How do different theories of spacetime affect the concept of speed?

[Futobingoro]

I have a quick question:

Does the arrangement of spacetime directly dictate rates like velocity?

For example, if it takes a man 10 minutes to run 2 kilometers, does that mean that there were 10 minutes of time and 2 kilometers of space between his starting and ending position?

 

[StatusX]

No, different observers partition his trip into different amounts of space travel and time travel. The underlying principle is that, however you do this, the combination:

$$(c \Delta t)^2 - (\Delta x)^2$$

is the same for all (inertial) observers. So, for example, someone might be moving relative to the runner so that he appears to be moving faster and so cover more distance. That is, $\Delta x$ is larger that 10 km for them. But then in order to maintain the value of the above expression, $\Delta t$ would also have to increase, ie, they would observe the runner's watch to be running slow.

 

[neutrino]

Not really. But the spacetime interval between the two events (the start and finish of the run) is the same in all frames. The space-part and time-part will differ based on who is making the measurements.

EDIT:Yes, what StatusX said. ;-)

 

[robphy]

the combination:

$$c^{\color{red}2} (\Delta t)^2 - (\Delta x)^2$$

(minor typo corrected)

 

[pervect]

If the 2 km course is marked out by a stationary observer, and the time it takes the man to run the 2 km is measured by a watch that he carries around with him, the ratio distance / time is known as a "rapidity" rather than a velocity.

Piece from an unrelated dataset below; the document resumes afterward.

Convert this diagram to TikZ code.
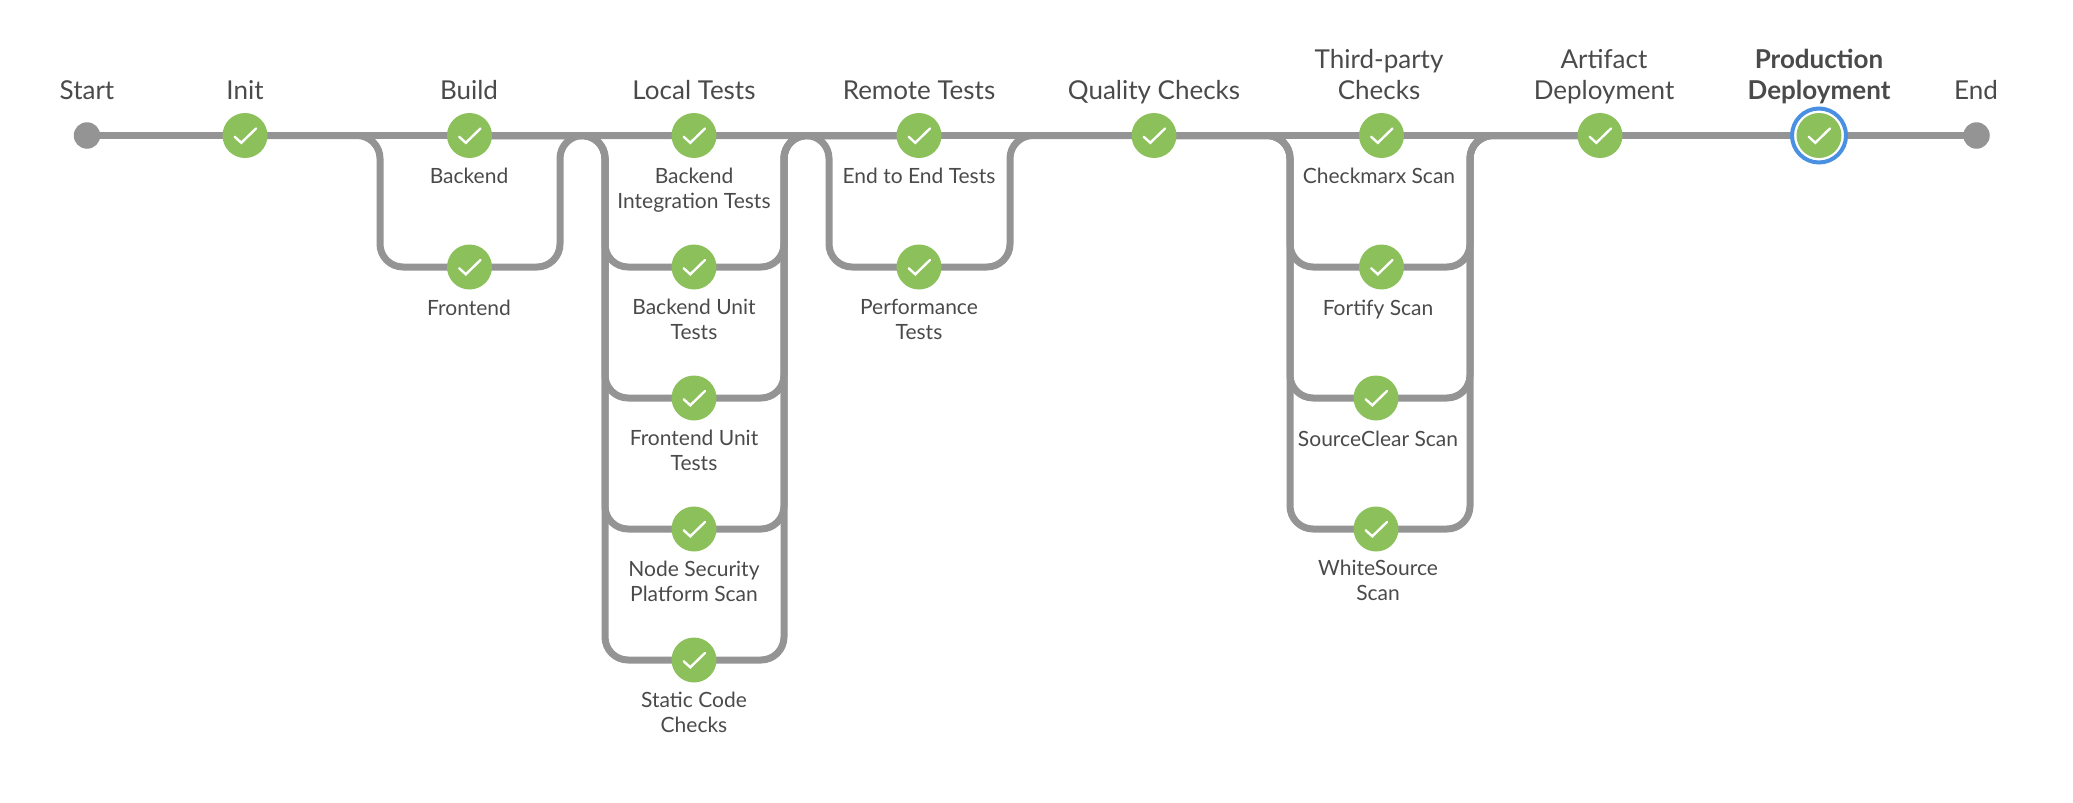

The difference between rapidity and velocity is that the time for the man to run the distance would be measured by clocks in the lab frame. Typically one would have one clock at the start of the course, one clock at the finish of the course, and the issue of synchronizing clocks arises. This could get rather detailed, so I'll just skip ahead a lot and say that the runner's time measured on the clock he carries with him according to relativity be shorter than the time reading measured in the lab frame that goes into the velocity equation.

 

[robphy]

If the 2 km course is marked out by a stationary observer, and the time it takes the man to run the 2 km is measured by a watch that he carries around with him, the ratio distance / time is known as a "rapidity" rather than a velocity.

The standard definition of "rapidity" is that is the Minkowski-angle $$\theta$$ (the spacelike-arclength along the Minkowski-unit-circle), between two future unit-timelike vectors (along the "t"-axis of the stationary inertial observer and the "s"-axis of the inertial runner). Its hyperbolic-tangent yields the ordinary [spatial-]velocity $$v=c\tanh\theta$$ (the ratio of [instantaneous] spatial-displacement and temporal-displacement, i.e. ["opposite over adjacent"]).

Maybe the term you mean is "celerity" (coined by Levy-Leblond? see http://arxiv.org/abs/physics/0608040 )
which is "the spatial-part of the 4-velocity $$v^a$$"
$$\gamma v=(\cosh\theta) (c\tanh\theta)= c\sinh\theta$$, i.e. ["opposite over hypotenuse"] . (A spacetime diagram would probably clarify this.)

 

[pervect]

The standard definition of "rapidity" is that is the Minkowski-angle $$\theta$$

You're right, I double-checked with
http://www.eftaylor.com/pub/spacetime/STP1stEdP41to59.pdf

Maybe the term you mean is "celerity" (coined by Levy-Leblond? see http://arxiv.org/abs/physics/0608040 )

A good reference, which I'd recommend to the OP, and some calculations show me the difference is important. Sorry for any confusion.

A celerity of 2 (covering 2 light years (lab frame) in 1 year (proper time)) is equivalent to a rapidity of 1.4436 via the Taylor & Wheeler definition, and a velocity of .8944 c, i.e. 2 light years (lab frame) in 2.236 years (lab time).

 

[robphy]

Here is the Levy-Leblond article:
http://link.aip.org/link/?AJPIAS/48/345/1

American Journal of Physics -- May 1980 -- Volume 48, Issue 5, pp. 345-347

Speed(s)

Jean-Marc Lévy-Leblond
Laboratoire de Physique Théorique et Havtes Energies, Université Paris VII, Place Jussieu, 75221 Paris Cedex 05, France

Three simple distinct operational procedures are given for transforming the empirical notion of speed into a formal concept. While in the Galilean theory of space-time, the three quantities coincide with the customary velocity, they differ in the Einsteinian theory. In particular, it is shown that ''rapidity'' has a direct and natural physical meaning.